His parents also encouraged a very confident attitude towards life and a hard work ethic to rise above their situation.

It was fate that led him down the Visual Arts path when at high school.

Originally he was doing music, but for some reason the timetable changed and he found himself in the art class.

He took to it like a duck to water and from there he knew this was what he was meant to do.

Gouriotis went onto the University of Western Sydney graduating with a Bachelors degree in Visual Arts.

This academic course, gave a great emphasis to the ‘conceptual’ he said, encouraging its students to engage in ideas, not just technique.

Before and after completing a Masters at the University of NSW he engaged in a variety of significant art universes, including numerous critically acclaimed exhibitions and is the recipient of two Asia Link awards.

Prior to his appointment with the Oz Council, he made his mark as the executive director of the Casula Powerhouse in Western Sydney.

His position now of course with the Oz Council is an extremely important one, loaded with numerous policy responsibilities.

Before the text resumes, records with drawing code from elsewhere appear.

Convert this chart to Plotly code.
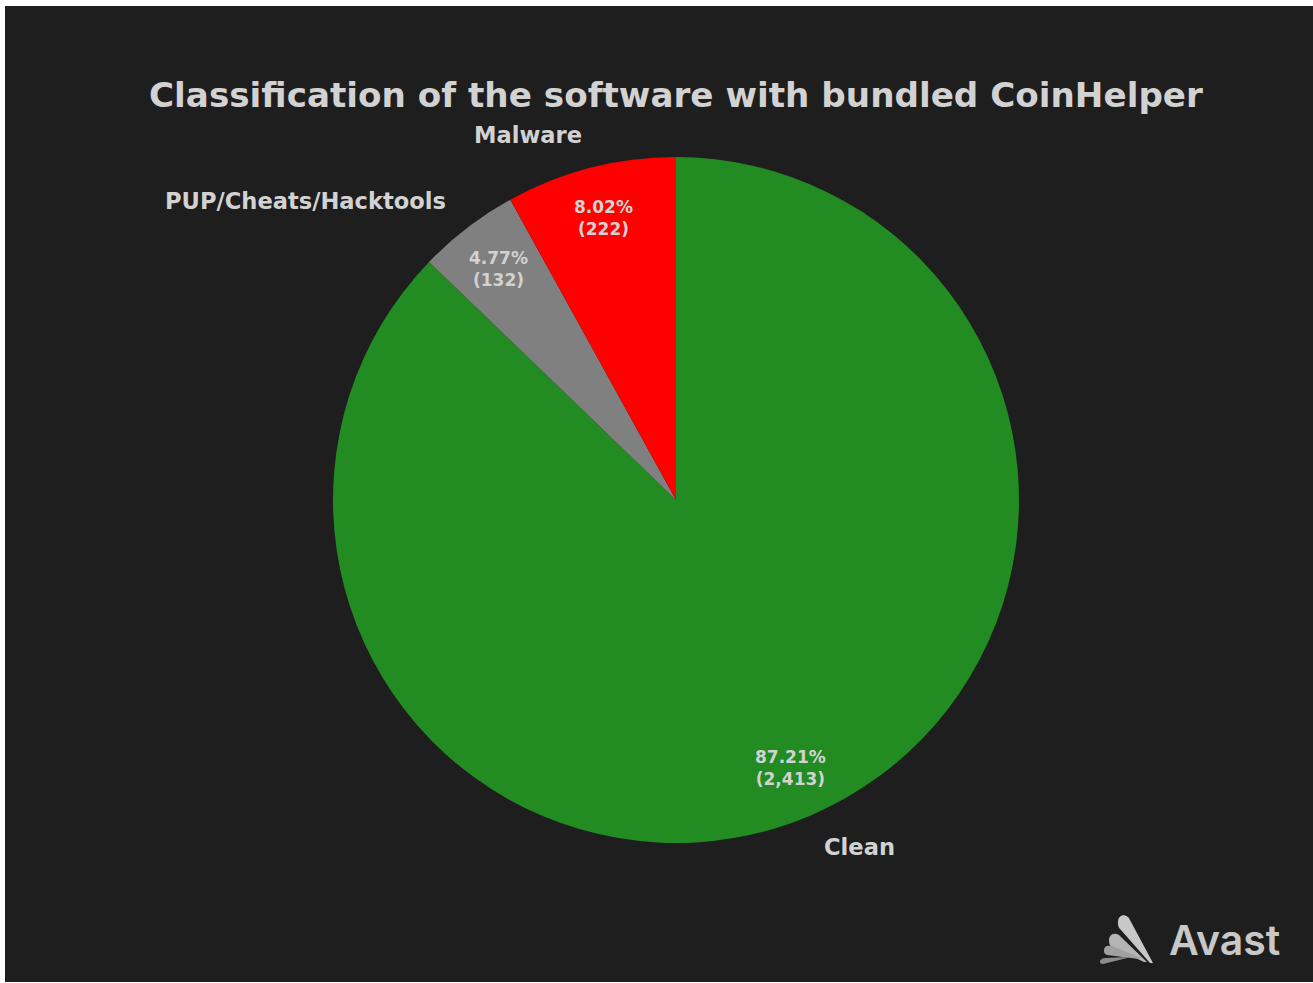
import numpy as np
import plotly.graph_objects as go

# ---- data ----
categories = ["Clean", "PUP/Cheats/Hacktools", "Malware"]
counts = [2413, 132, 222]
colors = ["#228B22", "#808080", "#FF0000"]
title_text = "Classification of the software with bundled CoinHelper"

W, H = 1313, 983
CX, CY, R = 676, 500, 343
BG = "#1e1e1e"
TXT = "#d2d2d2"
FONT = "DejaVu Sans"

fig = go.Figure()

# hidden pixel-coordinate axes for annotations/shapes
fig.add_trace(go.Scatter(x=[None], y=[None], showlegend=False, hoverinfo="skip"))

fig.add_trace(go.Pie(
    labels=categories,
    values=counts,
    marker=dict(colors=colors, line=dict(width=0)),
    sort=False,
    direction="clockwise",
    rotation=0,
    textinfo="none",
    hoverinfo="label+value+percent",
    showlegend=False,
    domain=dict(x=[(CX - R) / W, (CX + R) / W], y=[1 - (CY + R) / H, 1 - (CY - R) / H]),
))

total = float(np.sum(counts))
fracs = np.array(counts) / total
starts = np.concatenate([[0], np.cumsum(fracs)[:-1]])
mids = (starts + fracs / 2) * 2 * np.pi

annotations = []
for cat, v, f, m in zip(categories, counts, fracs, mids):
    sx, cy = np.sin(m), np.cos(m)
    # percentage labels
    annotations.append(dict(
        x=CX + R * 0.85 * sx, y=CY - R * 0.85 * cy, xref="x", yref="y",
        text=f"{f*100:.2f}%<br>({v:,})", showarrow=False,
        font=dict(family=FONT, size=17, color=TXT, weight="bold"),
        xanchor="center", yanchor="middle", align="center",
    ))
    # category labels
    annotations.append(dict(
        x=CX + R * 1.1 * sx, y=CY - R * 1.1 * cy, xref="x", yref="y",
        text=cat, showarrow=False,
        font=dict(family=FONT, size=22.6, color=TXT, weight="bold"),
        xanchor="left" if sx > 0 else "right", yanchor="middle",
        xshift=-2 if sx > 0 else 2,
    ))

annotations.append(dict(
    x=CX, y=95, xref="x", yref="y", text=title_text, showarrow=False,
    font=dict(family=FONT, size=34.2, color=TXT, weight="bold"),
    xanchor="center", yanchor="middle",
))
annotations.append(dict(
    x=1282, y=940, xref="x", yref="y", text="Avast", showarrow=False,
    font=dict(family="Inter", size=41, color="#c8c8c8", weight=600),
    xanchor="right", yanchor="middle",
))

shapes = [
    dict(type="rect", xref="x", yref="y", x0=5, x1=W, y0=6, y1=H - 1,
         fillcolor=BG, line=dict(width=0), layer="below"),
    # logo blades
    dict(type="path", xref="x", yref="y", layer="above", line=dict(width=0), fillcolor="#c8c8c8",
         path="M 1118 922 C 1118 914, 1127 913, 1130 920 L 1153 963 L 1150 963 L 1121 930 C 1118 927, 1118 925, 1118 922 Z"),
    dict(type="path", xref="x", yref="y", layer="above", line=dict(width=0), fillcolor="#b4b4b4",
         path="M 1109 939 C 1110 933, 1117 932, 1121 937 L 1147 962 L 1144 962 L 1112 947 C 1109 945, 1109 942, 1109 939 Z"),
    dict(type="path", xref="x", yref="y", layer="above", line=dict(width=0), fillcolor="#a0a0a0",
         path="M 1104 950 C 1104 946, 1108 945, 1112 946 L 1141 958 L 1139 959 L 1107 955 C 1104 954, 1104 952, 1104 950 Z"),
    dict(type="path", xref="x", yref="y", layer="above", line=dict(width=0), fillcolor="#8c8c8c",
         path="M 1100 962 C 1100 959, 1103 958, 1106 958 L 1128 957 L 1127 958 L 1103 964 C 1101 964, 1100 963, 1100 962 Z"),
]

fig.update_layout(
    width=W, height=H,
    margin=dict(l=0, r=0, t=0, b=0),
    paper_bgcolor="white",
    plot_bgcolor="rgba(0,0,0,0)",
    xaxis=dict(range=[0, W], visible=False, fixedrange=True),
    yaxis=dict(range=[H, 0], visible=False, fixedrange=True),
    annotations=annotations,
    shapes=shapes,
)

fig.write_html("out.html")
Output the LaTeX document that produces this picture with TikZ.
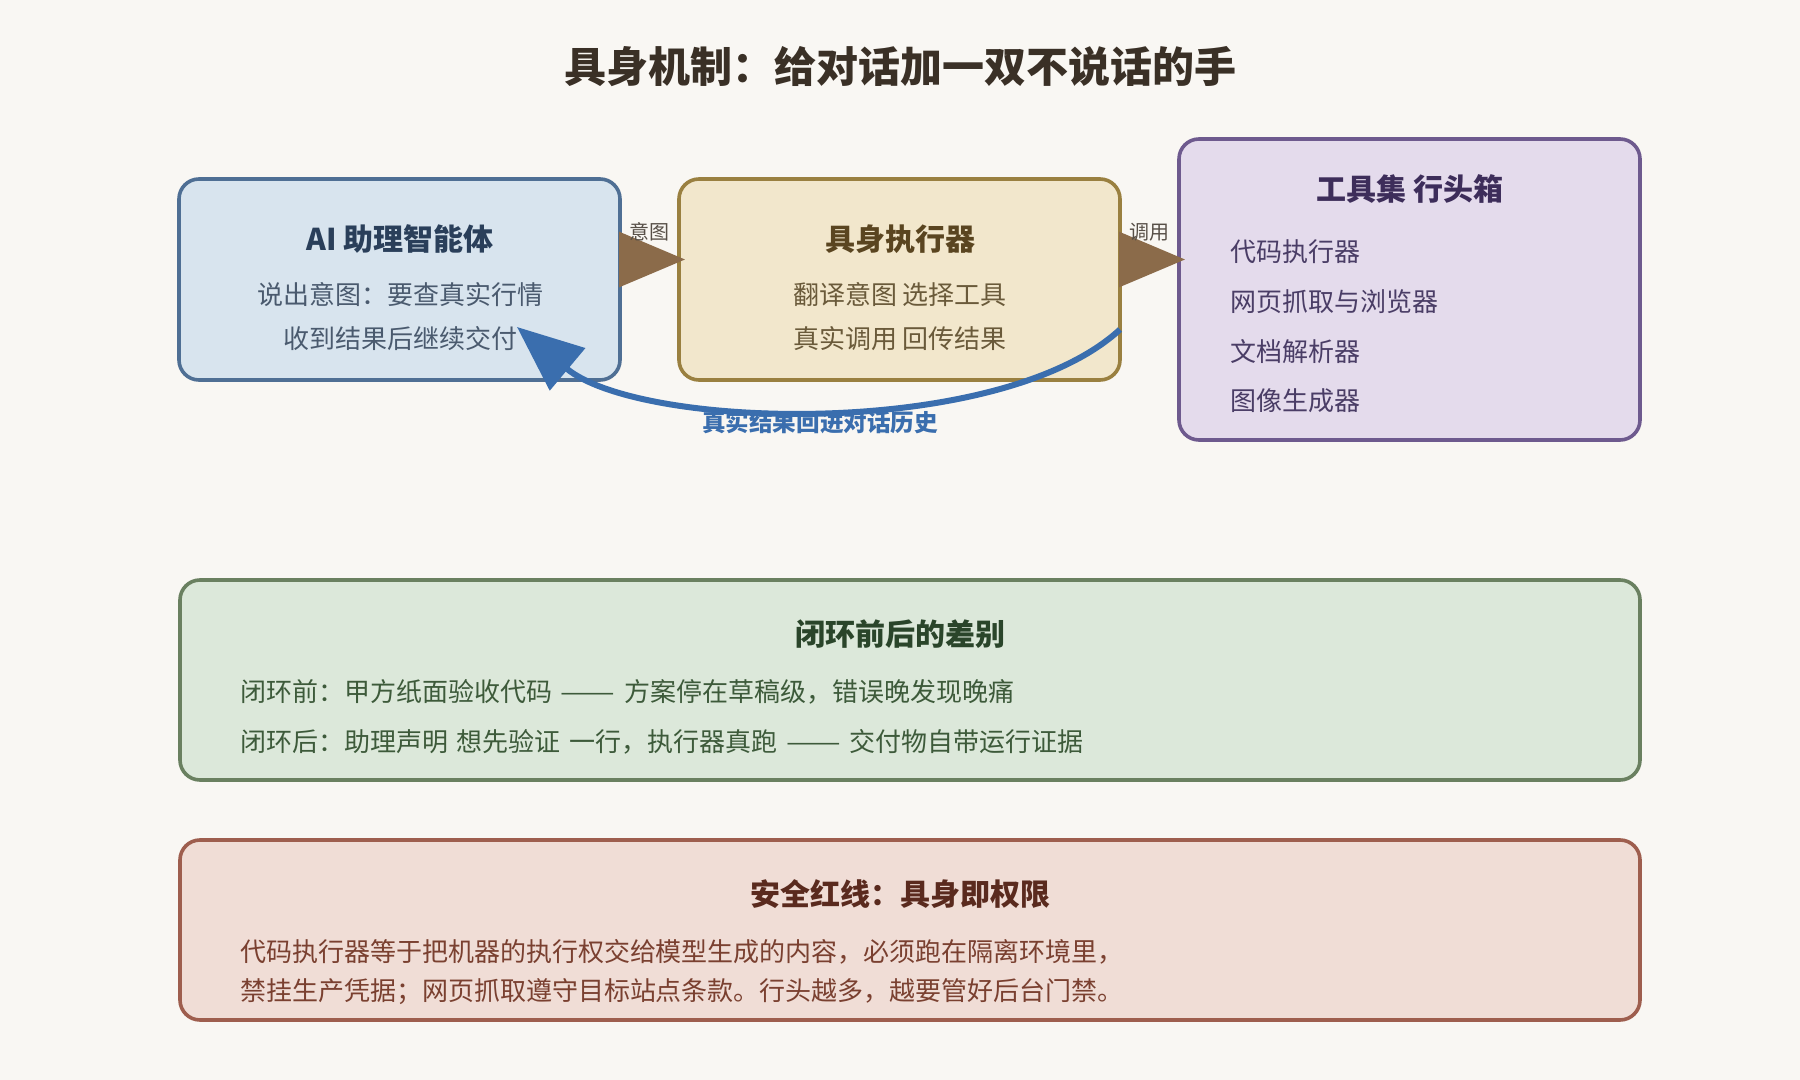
\documentclass[tikz,border=0pt]{standalone}
\usepackage{fontspec}
\setmainfont{Noto Sans CJK SC}
\usetikzlibrary{arrows.meta}
\definecolor{bg}{HTML}{F9F7F3}
\definecolor{ink}{HTML}{3A3026}
\definecolor{afill}{HTML}{D8E4EE}\definecolor{adraw}{HTML}{4F6F94}
\definecolor{atitle}{HTML}{2A3F5A}\definecolor{abody}{HTML}{4A5A6E}
\definecolor{bfill}{HTML}{F2E7CC}\definecolor{bdraw}{HTML}{9A8040}
\definecolor{btitle}{HTML}{5A4520}\definecolor{bbody}{HTML}{6A5A3A}
\definecolor{cfill}{HTML}{E4DBEC}\definecolor{cdraw}{HTML}{6E5A8E}
\definecolor{ctitle}{HTML}{3D2D5A}\definecolor{cbody}{HTML}{4A3D66}
\definecolor{gfill}{HTML}{DCE8DA}\definecolor{gdraw}{HTML}{6A8060}
\definecolor{gtitle}{HTML}{2A452A}\definecolor{gbody}{HTML}{3D5A3A}
\definecolor{rfill}{HTML}{F0DDD6}\definecolor{rdraw}{HTML}{9E5E4E}
\definecolor{rtitle}{HTML}{5A2A1E}\definecolor{rbody}{HTML}{7A4030}
\definecolor{arrbrown}{HTML}{8B6B4A}
\definecolor{arrblue}{HTML}{3A6EAE}
\newcommand{\wdash}{\resizebox{2.1em}{\height}{——}}
\newcommand{\wsp}{\hspace{0.34em}}
\begin{document}
\begin{tikzpicture}[x=0.5pt,y=-0.5pt,
  box/.style={rectangle, rounded corners=10pt, line width=1.8pt, outer sep=0pt, inner sep=0pt},
  txt/.style={inner sep=0pt, outer sep=0pt},
  ttl/.style={txt, font=\fontsize{15}{18}\selectfont\bfseries},
  bdy/.style={txt, font=\fontsize{13}{16}\selectfont},
  lbl/.style={txt, font=\fontsize{10}{12}\selectfont, text=ink!85},
  brownarrow/.style={draw=arrbrown, line width=1.5pt, -{Triangle[length=33pt,width=27.5pt]}, arrbrown},
  bluearrow/.style={draw=arrblue, line width=3pt, -{Triangle[length=33pt,width=27pt]}, arrblue}]
\fill[bg] (0,0) rectangle (1800,1080);
\useasboundingbox (0,0) rectangle (1800,1080);

\node[txt, text=ink, font=\fontsize{21}{25}\selectfont\bfseries] (title) at (900,67) {具身机制：给对话加一双不说话的手};

% boxes
\node[box, fill=afill, draw=adraw, minimum width=441*0.5pt, minimum height=201*0.5pt] (A) at (399.5,279.5) {};
\node[box, fill=bfill, draw=bdraw, minimum width=441*0.5pt, minimum height=201*0.5pt] (B) at (899.5,279.5) {};
\node[box, fill=cfill, draw=cdraw, minimum width=461*0.5pt, minimum height=301*0.5pt] (C) at (1409.5,289.5) {};
\node[box, fill=gfill, draw=gdraw, minimum width=1460*0.5pt, minimum height=200*0.5pt] (G) at (910,680) {};
\node[box, fill=rfill, draw=rdraw, minimum width=1460*0.5pt, minimum height=180*0.5pt] (R) at (910,930) {};

% box A
\node[ttl, text=atitle] (Atitle) at (400,239) {AI 助理智能体};
\node[bdy, text=abody] (A1) at (400,295) {说出意图：要查真实行情};
\node[bdy, text=abody] (A2) at (400,339) {收到结果后继续交付};

% box B
\node[ttl, text=btitle] (Btitle) at (900,239) {具身执行器};
\node[bdy, text=bbody] (B1) at (900,295) {翻译意图 选择工具};
\node[bdy, text=bbody] (B2) at (900,339) {真实调用 回传结果};

% box C
\node[ttl, text=ctitle] (Ctitle) at (1410,189) {工具集 行头箱};
\node[bdy, text=cbody, anchor=west] (C1) at (1230,252) {代码执行器};
\node[bdy, text=cbody, anchor=west] (C2) at (1230,302) {网页抓取与浏览器};
\node[bdy, text=cbody, anchor=west] (C3) at (1230,352) {文档解析器};
\node[bdy, text=cbody, anchor=west] (C4) at (1230,401) {图像生成器};

% green box
\node[ttl, text=gtitle] (Gtitle) at (900,634) {闭环前后的差别};
\node[bdy, text=gbody, anchor=west] (G1) at (240,692) {闭环前：甲方纸面验收代码\wsp{}\wdash{}\wsp{}方案停在草稿级，错误晚发现晚痛};
\node[bdy, text=gbody, anchor=west] (G2) at (240,742) {闭环后：助理声明\wsp{}想先验证\wsp{}一行，执行器真跑\wsp{}\wdash{}\wsp{}交付物自带运行证据};

% red box
\node[ttl, text=rtitle] (Rtitle) at (900,894) {安全红线：具身即权限};
\node[bdy, text=rbody, anchor=west] (R1) at (240,952) {代码执行器等于把机器的执行权交给模型生成的内容，必须跑在隔离环境里，};
\node[bdy, text=rbody, anchor=west] (R2) at (240,992) {禁挂生产凭据；网页抓取遵守目标站点条款。行头越多，越要管好后台门禁。};

% brown arrows
\coordinate (ab1) at ([yshift=10pt]A.east);
\coordinate (ab2) at ([yshift=10pt,xshift=3pt]B.west);
\draw[brownarrow] (ab1) -- (ab2);
\node[lbl] (abl) at (649,232) {意图};

\coordinate (bc1) at ([yshift=10pt]B.east);
\coordinate (bc0) at (bc1 -| C.west);
\coordinate (bc2) at ([xshift=3pt]bc0);
\draw[brownarrow] (bc1) -- (bc2);
\node[lbl] (bcl) at (1149,232) {调用};

% blue return arrow
\coordinate (ret1) at ([yshift=-25pt]B.east);
\coordinate (ret2) at ([xshift=58.75pt,yshift=26.5pt]A.south);
\draw[bluearrow] (ret1) .. controls (1000,440) and (640,430) .. (ret2);
\node[txt, text=arrblue, font=\fontsize{11.8}{14}\selectfont\bfseries] (retl) at (820,422) {真实结果回进对话历史};
\end{tikzpicture}
\end{document}
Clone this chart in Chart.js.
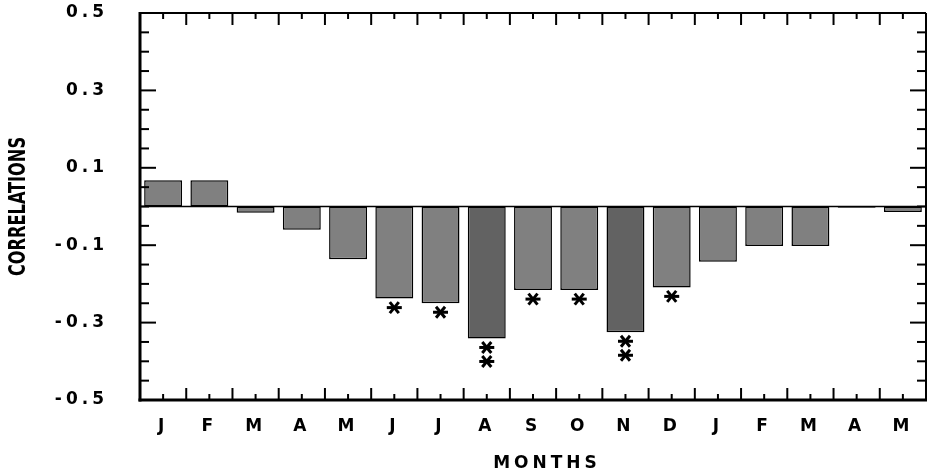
<!DOCTYPE html>
<html>
<head>
<meta charset="utf-8">
<script src="https://cdn.jsdelivr.net/npm/chart.js@4.4.1/dist/chart.umd.min.js"></script>
<style>
  html, body { margin: 0; padding: 0; background: #fff; }
</style>
</head>
<body>
<canvas id="corrChart" width="929" height="474"></canvas>
<script>
const months = ["J", "F", "M", "A", "M", "J", "J", "A", "S", "O", "N", "D", "J", "F", "M", "A", "M"];
const correlations = [0.068, 0.068, -0.016, -0.060, -0.136, -0.238, -0.250, -0.341, -0.216,
                      -0.216, -0.325, -0.209, -0.143, -0.102, -0.102, -0.003, -0.014];
// number of significance asterisks under each bar
const stars = [0, 0, 0, 0, 0, 1, 1, 2, 1, 1, 2, 1, 0, 0, 0, 0, 0];
const yTicks = [-0.5, -0.3, -0.1, 0.1, 0.3, 0.5];
const yMinorStep = 0.05;

const yTitle = "CORRELATIONS";
const xTitle = "MONTHS";

function line(ctx, x1, y1, x2, y2) {
  ctx.beginPath();
  ctx.moveTo(x1, y1);
  ctx.lineTo(x2, y2);
  ctx.stroke();
}

function asterisk(ctx, cx, cy) {
  ctx.lineWidth = 3;
  line(ctx, cx - 7.5, cy, cx + 7.5, cy);
  line(ctx, cx - 4.5, cy - 5.5, cx + 4.5, cy + 5.5);
  line(ctx, cx - 4.5, cy + 5.5, cx + 4.5, cy - 5.5);
}

// wide lettering used for tick labels
const spacingPlugin = {
  id: "spacing",
  beforeUpdate(chart) { chart.ctx.letterSpacing = "4px"; },
  beforeDraw(chart) { chart.ctx.letterSpacing = "4px"; }
};

// frame, inward ticks, zero line, asterisks and axis titles
const framePlugin = {
  id: "frame",
  afterDatasetsDraw(chart) {
    const { ctx, chartArea: a, scales: { x, y } } = chart;
    ctx.save();
    ctx.strokeStyle = "#000";
    ctx.fillStyle = "#000";

    // zero line
    ctx.lineWidth = 1.6;
    const y0 = y.getPixelForValue(0);
    line(ctx, a.left, y0, a.right, y0);

    // y ticks (both sides)
    ctx.lineWidth = 2;
    const n = Math.round((y.max - y.min) / yMinorStep);
    for (let i = 1; i < n; i++) {
      const v = y.min + i * yMinorStep;
      const py = y.getPixelForValue(v);
      const major = yTicks.some(t => Math.abs(t - v) < 1e-6);
      const len = major ? 16 : 9;
      line(ctx, a.left, py, a.left + len, py);
      line(ctx, a.right, py, a.right - len, py);
    }

    // x ticks (top and bottom): short at centres, long at boundaries
    const half = (x.getPixelForValue(1) - x.getPixelForValue(0)) / 2;
    for (let i = 0; i < months.length; i++) {
      const c = x.getPixelForValue(i);
      line(ctx, c, a.bottom, c, a.bottom - 6);
      line(ctx, c, a.top, c, a.top + 6);
      if (i < months.length - 1) {
        line(ctx, c + half, a.bottom, c + half, a.bottom - 12);
        line(ctx, c + half, a.top, c + half, a.top + 12);
      }
    }

    // frame
    ctx.lineWidth = 2;
    line(ctx, a.left, a.top, a.right, a.top);
    line(ctx, a.right, a.top, a.right, a.bottom);
    ctx.lineWidth = 3;
    line(ctx, a.left, a.top - 1, a.left, a.bottom + 1.5);
    line(ctx, a.left - 1.5, a.bottom, a.right + 1, a.bottom);

    // asterisks below significant bars
    const bars = chart.getDatasetMeta(0).data;
    bars.forEach((bar, i) => {
      for (let k = 0; k < stars[i]; k++) {
        asterisk(ctx, bar.x, bar.y + 9 + k * 14);
      }
    });

    // axis titles
    ctx.letterSpacing = "0px";
    ctx.textAlign = "center";
    ctx.textBaseline = "middle";
    ctx.save();
    ctx.translate(19, (a.top + a.bottom) / 2);
    ctx.rotate(-Math.PI / 2);
    ctx.scale(1, 1.3);
    ctx.font = "bold 18px 'DejaVu Sans Condensed', 'DejaVu Sans'";
    ctx.fillText(yTitle, 0, 0);
    ctx.restore();

    ctx.letterSpacing = "4px";
    ctx.font = "bold 17px 'DejaVu Sans'";
    ctx.fillText(xTitle, 547, 464);
    ctx.restore();
  }
};

function noPadding(s) {
  s.paddingTop = 0;
  s.paddingBottom = 0;
  s.paddingLeft = 0;
  s.paddingRight = 0;
}

new Chart(document.getElementById("corrChart"), {
  type: "bar",
  data: {
    labels: months,
    datasets: [{
      data: correlations,
      backgroundColor: ctx => stars[ctx.dataIndex] === 2 ? "#626262" : "#808080",
      borderColor: "#000",
      borderWidth: 1.5,
      borderSkipped: false,
      barPercentage: 0.82,
      categoryPercentage: 1
    }]
  },
  options: {
    responsive: false,
    animation: false,
    layout: { padding: { top: 13, right: 3, left: 0, bottom: 0 } },
    plugins: {
      legend: { display: false },
      tooltip: { enabled: false }
    },
    scales: {
      x: {
        grid: { display: false },
        border: { display: false },
        ticks: {
          color: "#000",
          padding: 8,
          font: { family: "DejaVu Sans", size: 17, weight: "bold" }
        },
        afterFit: s => { s.height = 74; noPadding(s); }
      },
      y: {
        min: -0.5,
        max: 0.5,
        afterBuildTicks: s => { s.ticks = yTicks.map(v => ({ value: v })); },
        grid: { display: false },
        border: { display: false },
        ticks: {
          color: "#000",
          padding: 24,
          font: { family: "DejaVu Sans", size: 17, weight: "bold" },
          callback: v => v.toFixed(1)
        },
        afterFit: s => { s.width = 140; noPadding(s); }
      }
    }
  },
  plugins: [spacingPlugin, framePlugin]
});
</script>
</body>
</html>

Although there were a large number of topics discussed in this conversation, the overriding theme was the much laboured, but deeply relevant issue of how art is to survive in these increasingly meaningless times.

So, here he is – right here right now – and his trajectory so far has been impressive.

But on the eve of this election he surely must be wondering what kind of art environment will emerge from these candidates.

Yes, the ones who haven’t touched on the subject of art, not one bit. And where is Peter Garrett in all of this?

Probably safely insulated from his portfolio by the bland cut and thrust of this current election campaign.

The big question is, are any of these candidates interested in art’s grand purpose? But why would they?

Since most of their voters are known for their ambiguity towards ‘creativity’?

It would seem engaging with Gouriotis, even superficially over the phone, his measured head is designed for such a nebulous landscape as this.

So what is he to do then over these next four years?

Convince the red head that there’s more to sculpture than her hairdo or that beauty can be seen elsewhere other than the handsome head and shoulders of a Western Bull Dog?

Tougher still is to instil in Abbott that an Icon of the Virgin Mary bears no relation to Queen Victoria, or Aphrodite would never emerge from her waters in a pair of his favourite Speedos.

Pity we can’t turn back time with one of Keating’s Empire clocks, to a period when we had a PM genuinely interested in the potency of creativity.

So we can prove to outsiders that our staple diet is not just bananas, that we are indeed ‘sorry’, and that we are not… ‘the arse end of the world.’